* REQUEST *
Transcribe only the part of the material below that begins at the line containing "Clone this chart in matplotlib." and ends at the line containing "ymax_cx = 17", with both kept and images left out.

* LISTED RECORDS *
************
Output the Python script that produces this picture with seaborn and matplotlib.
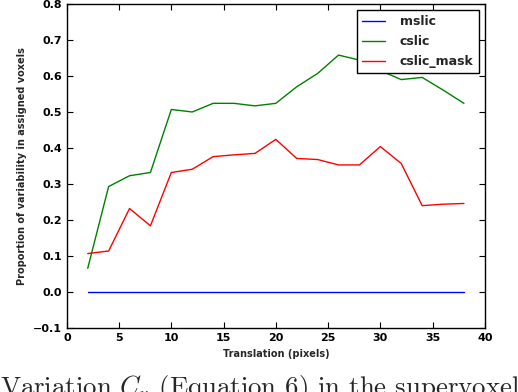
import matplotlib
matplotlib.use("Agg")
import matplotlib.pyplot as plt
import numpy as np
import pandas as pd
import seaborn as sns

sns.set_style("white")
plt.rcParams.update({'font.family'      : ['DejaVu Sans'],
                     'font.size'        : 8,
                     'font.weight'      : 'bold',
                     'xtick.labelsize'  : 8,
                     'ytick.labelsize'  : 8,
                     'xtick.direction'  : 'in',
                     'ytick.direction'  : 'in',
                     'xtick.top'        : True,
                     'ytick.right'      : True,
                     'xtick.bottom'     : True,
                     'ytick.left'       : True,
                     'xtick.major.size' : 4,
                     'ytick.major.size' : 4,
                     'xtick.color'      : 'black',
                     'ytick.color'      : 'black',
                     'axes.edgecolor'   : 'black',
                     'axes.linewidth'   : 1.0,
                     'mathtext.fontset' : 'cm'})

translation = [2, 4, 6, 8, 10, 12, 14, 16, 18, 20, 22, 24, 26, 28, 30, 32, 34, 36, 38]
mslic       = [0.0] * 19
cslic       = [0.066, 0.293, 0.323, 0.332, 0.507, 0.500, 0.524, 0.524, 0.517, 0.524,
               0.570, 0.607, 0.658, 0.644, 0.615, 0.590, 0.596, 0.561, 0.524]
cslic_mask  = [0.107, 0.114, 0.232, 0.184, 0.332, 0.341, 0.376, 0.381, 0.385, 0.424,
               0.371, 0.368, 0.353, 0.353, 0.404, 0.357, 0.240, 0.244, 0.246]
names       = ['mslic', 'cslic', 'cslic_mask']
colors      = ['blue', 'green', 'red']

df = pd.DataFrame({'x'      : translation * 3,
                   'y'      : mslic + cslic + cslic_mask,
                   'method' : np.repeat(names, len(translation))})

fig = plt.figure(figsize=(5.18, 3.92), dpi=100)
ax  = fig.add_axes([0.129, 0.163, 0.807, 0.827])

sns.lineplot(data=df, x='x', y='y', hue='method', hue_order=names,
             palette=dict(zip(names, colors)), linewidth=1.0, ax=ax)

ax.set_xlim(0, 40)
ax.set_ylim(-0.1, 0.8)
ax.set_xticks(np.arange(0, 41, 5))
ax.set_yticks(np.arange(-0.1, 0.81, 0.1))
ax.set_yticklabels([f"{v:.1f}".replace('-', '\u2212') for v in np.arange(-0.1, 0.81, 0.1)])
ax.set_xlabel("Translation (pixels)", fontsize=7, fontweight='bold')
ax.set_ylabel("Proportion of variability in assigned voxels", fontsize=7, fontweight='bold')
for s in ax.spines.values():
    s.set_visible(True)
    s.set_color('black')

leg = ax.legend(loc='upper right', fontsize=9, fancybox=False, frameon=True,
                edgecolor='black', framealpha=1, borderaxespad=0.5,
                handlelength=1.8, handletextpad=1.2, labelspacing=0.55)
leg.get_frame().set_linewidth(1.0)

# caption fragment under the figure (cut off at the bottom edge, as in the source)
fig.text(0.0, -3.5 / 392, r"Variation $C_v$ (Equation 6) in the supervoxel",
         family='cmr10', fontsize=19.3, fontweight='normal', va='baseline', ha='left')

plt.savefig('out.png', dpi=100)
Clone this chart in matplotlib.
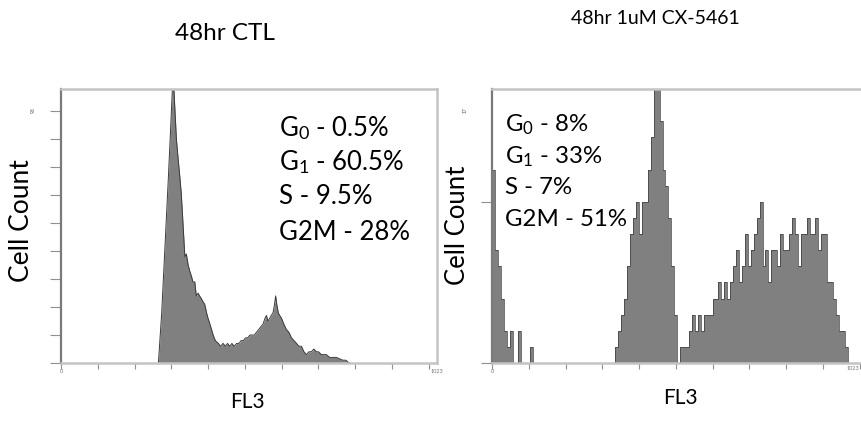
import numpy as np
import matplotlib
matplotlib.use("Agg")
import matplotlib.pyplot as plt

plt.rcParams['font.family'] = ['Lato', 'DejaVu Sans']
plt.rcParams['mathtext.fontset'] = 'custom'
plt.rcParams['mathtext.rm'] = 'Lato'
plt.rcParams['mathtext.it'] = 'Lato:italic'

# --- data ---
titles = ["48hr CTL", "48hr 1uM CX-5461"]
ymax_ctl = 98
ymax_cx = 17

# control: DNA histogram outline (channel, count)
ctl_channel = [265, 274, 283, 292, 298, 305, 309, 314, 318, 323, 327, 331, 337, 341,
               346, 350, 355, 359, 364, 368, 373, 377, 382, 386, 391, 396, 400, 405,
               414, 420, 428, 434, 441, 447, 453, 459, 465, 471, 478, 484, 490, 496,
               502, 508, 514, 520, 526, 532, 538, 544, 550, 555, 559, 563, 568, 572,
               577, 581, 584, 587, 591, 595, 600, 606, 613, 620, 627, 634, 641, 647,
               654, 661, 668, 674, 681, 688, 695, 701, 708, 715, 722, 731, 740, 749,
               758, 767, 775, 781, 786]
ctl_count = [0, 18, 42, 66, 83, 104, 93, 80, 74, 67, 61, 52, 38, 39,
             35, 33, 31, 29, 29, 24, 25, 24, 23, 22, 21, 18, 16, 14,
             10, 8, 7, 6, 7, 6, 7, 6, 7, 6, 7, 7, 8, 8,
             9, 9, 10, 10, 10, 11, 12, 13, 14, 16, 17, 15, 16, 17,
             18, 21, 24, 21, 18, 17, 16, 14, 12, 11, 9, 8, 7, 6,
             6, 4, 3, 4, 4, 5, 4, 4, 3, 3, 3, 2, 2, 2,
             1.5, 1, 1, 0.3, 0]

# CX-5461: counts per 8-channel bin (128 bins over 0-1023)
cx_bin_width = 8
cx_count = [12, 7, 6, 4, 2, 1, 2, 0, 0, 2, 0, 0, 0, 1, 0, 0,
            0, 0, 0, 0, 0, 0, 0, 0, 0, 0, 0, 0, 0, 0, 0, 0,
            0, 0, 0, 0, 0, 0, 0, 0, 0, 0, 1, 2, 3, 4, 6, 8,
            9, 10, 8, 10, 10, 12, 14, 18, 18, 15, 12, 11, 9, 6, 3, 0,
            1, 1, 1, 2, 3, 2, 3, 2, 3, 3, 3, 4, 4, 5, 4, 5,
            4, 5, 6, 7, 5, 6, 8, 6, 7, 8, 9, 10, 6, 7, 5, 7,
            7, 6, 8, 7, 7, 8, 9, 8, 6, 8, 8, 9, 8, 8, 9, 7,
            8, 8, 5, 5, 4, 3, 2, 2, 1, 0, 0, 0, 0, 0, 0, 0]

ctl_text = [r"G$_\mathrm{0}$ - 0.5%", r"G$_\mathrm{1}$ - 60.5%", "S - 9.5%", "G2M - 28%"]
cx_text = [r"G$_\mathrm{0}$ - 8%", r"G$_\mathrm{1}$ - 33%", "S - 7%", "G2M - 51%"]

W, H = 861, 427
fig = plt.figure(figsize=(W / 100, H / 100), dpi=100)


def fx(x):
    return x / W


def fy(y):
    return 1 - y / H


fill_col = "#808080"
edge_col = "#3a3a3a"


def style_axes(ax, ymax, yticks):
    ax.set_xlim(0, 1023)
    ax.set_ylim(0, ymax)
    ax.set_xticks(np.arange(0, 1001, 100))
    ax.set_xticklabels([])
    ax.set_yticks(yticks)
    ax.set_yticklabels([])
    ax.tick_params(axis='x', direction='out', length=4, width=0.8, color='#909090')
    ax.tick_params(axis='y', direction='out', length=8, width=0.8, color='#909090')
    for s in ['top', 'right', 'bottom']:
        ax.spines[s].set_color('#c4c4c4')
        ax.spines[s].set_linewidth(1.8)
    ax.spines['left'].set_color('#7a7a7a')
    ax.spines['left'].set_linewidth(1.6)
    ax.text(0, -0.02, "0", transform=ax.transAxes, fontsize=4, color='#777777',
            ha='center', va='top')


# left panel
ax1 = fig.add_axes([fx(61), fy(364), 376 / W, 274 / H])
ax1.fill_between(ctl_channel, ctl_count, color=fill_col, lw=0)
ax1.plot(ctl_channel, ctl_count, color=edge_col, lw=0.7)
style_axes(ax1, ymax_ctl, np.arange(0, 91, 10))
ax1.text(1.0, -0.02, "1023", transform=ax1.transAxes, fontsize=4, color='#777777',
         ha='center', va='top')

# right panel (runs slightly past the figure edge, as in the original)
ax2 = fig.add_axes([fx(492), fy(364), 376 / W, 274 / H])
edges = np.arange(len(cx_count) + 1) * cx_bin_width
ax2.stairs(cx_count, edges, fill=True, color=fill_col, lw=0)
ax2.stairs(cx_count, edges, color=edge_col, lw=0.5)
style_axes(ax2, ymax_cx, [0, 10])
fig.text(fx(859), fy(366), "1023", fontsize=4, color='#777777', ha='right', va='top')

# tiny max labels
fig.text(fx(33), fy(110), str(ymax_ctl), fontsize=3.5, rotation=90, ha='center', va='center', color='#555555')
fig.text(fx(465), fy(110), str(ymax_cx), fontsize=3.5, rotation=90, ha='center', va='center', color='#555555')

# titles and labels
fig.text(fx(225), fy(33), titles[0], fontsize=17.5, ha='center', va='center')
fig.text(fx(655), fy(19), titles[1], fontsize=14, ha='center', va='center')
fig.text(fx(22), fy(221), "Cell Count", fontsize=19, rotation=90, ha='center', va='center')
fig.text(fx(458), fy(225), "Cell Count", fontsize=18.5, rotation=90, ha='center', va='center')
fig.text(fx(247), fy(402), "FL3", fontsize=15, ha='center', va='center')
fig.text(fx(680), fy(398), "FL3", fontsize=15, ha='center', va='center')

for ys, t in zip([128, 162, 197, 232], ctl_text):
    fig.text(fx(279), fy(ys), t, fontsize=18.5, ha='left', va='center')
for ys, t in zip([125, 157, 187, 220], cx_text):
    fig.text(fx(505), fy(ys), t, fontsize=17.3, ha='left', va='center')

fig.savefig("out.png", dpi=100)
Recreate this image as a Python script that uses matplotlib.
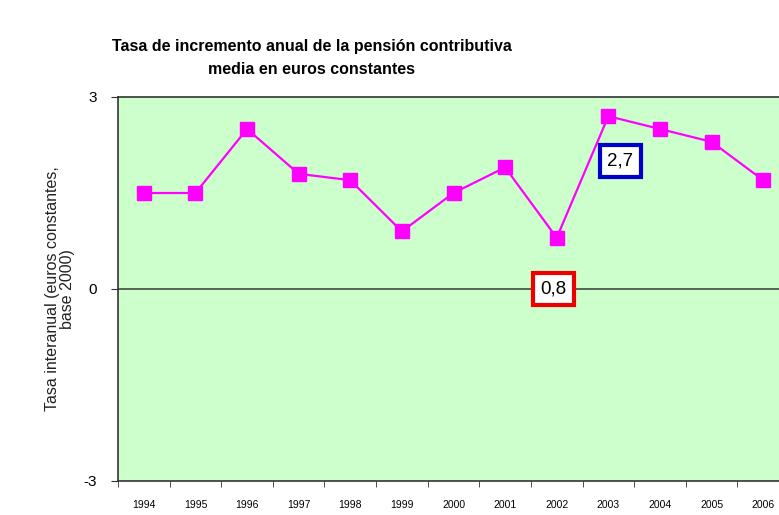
************
* TASK RESULT *
Clone this chart in matplotlib.
import numpy as np
import matplotlib
matplotlib.use("Agg")
import matplotlib.pyplot as plt

plt.rcParams['font.family'] = ['Lato', 'DejaVu Sans']
plt.rcParams['mathtext.fontset'] = 'custom'
plt.rcParams['mathtext.rm'] = 'Lato'
plt.rcParams['mathtext.it'] = 'Lato:italic'

# --- data ---
titles = ["48hr CTL", "48hr 1uM CX-5461"]
ymax_ctl = 98
ymax_cx = 17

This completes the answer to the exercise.